- Artist: Gregory Mendez
- Year: 2011
- Type: Bronze
- Location: Adams Public Library; Decatur, Indiana, United States; 40°49′43″N 84°55′30″W﻿ / ﻿40.82869°N 84.92502°W;
- Owner: Adams Public Library

= It Must Be a Good Book =

It must be a good book is a sculpture by Gregory Mendez. It is located outside of the Adams Public Library in Decatur, Indiana, in the United States.

==Description==

It Must Be a Good Book is made of bronze. The work features two figures, a young boy and girl. The boy sits on the base of work, with his hands behind his back, propping him upwards. His left leg is arched upwards, and underneath it is his right leg, which stretches out on the ground. He wears a t-shirt, shorts, and sneakers. On his head he wears a baseball hat and his head is lifted upwards. He looks up at a young girl, who is wearing a white dress and standing. The bronze is painted in a white color. She is reading a book, which is held in her left hand. Her face is tilted upwards, looking at it. Her right hand is outstretched behind her, in a curved motion, as if she is reciting a book. She stands straight up, with her right leg turned slightly to the right and stretched slightly behind her. The piece sits on a concrete block.

==Acquisition==

The piece was commissioned in 2011 by the Adams Public Library after Greg Mendez had an exhibition of his work at the Decatur library.

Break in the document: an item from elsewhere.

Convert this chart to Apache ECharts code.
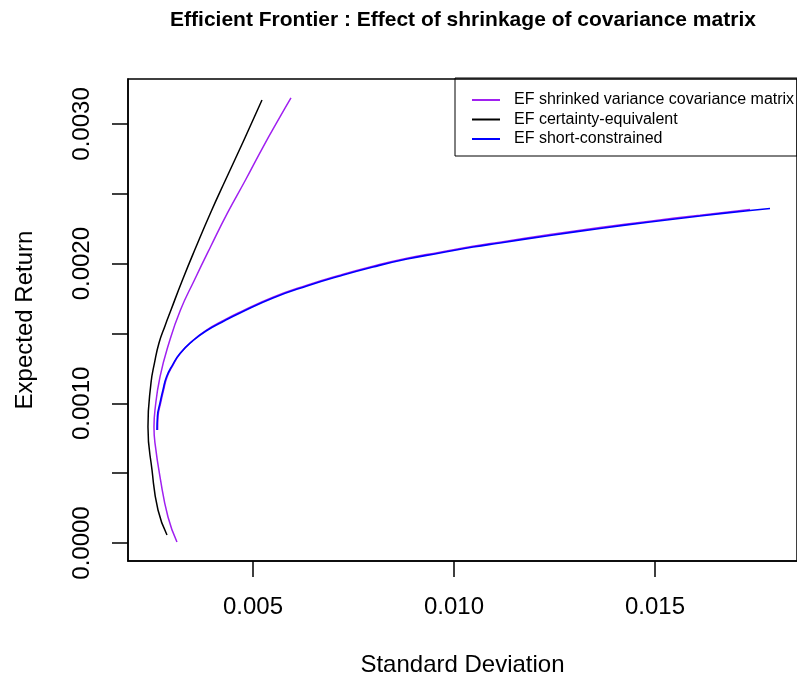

The piece was installed in October 2011.

==Information==

The work is a tribute to Dianne Linn, who was a librarian for the North Adams Community School System. She was a volunteer at the library. Linn died in 2009. The piece is featured on the Decatur Sculpture Tour. The tour has described the work as being a "concrete example of the positive effects an outside sculpture creates in a downtown setting." The work was the catalyst for the creation of the public art tour.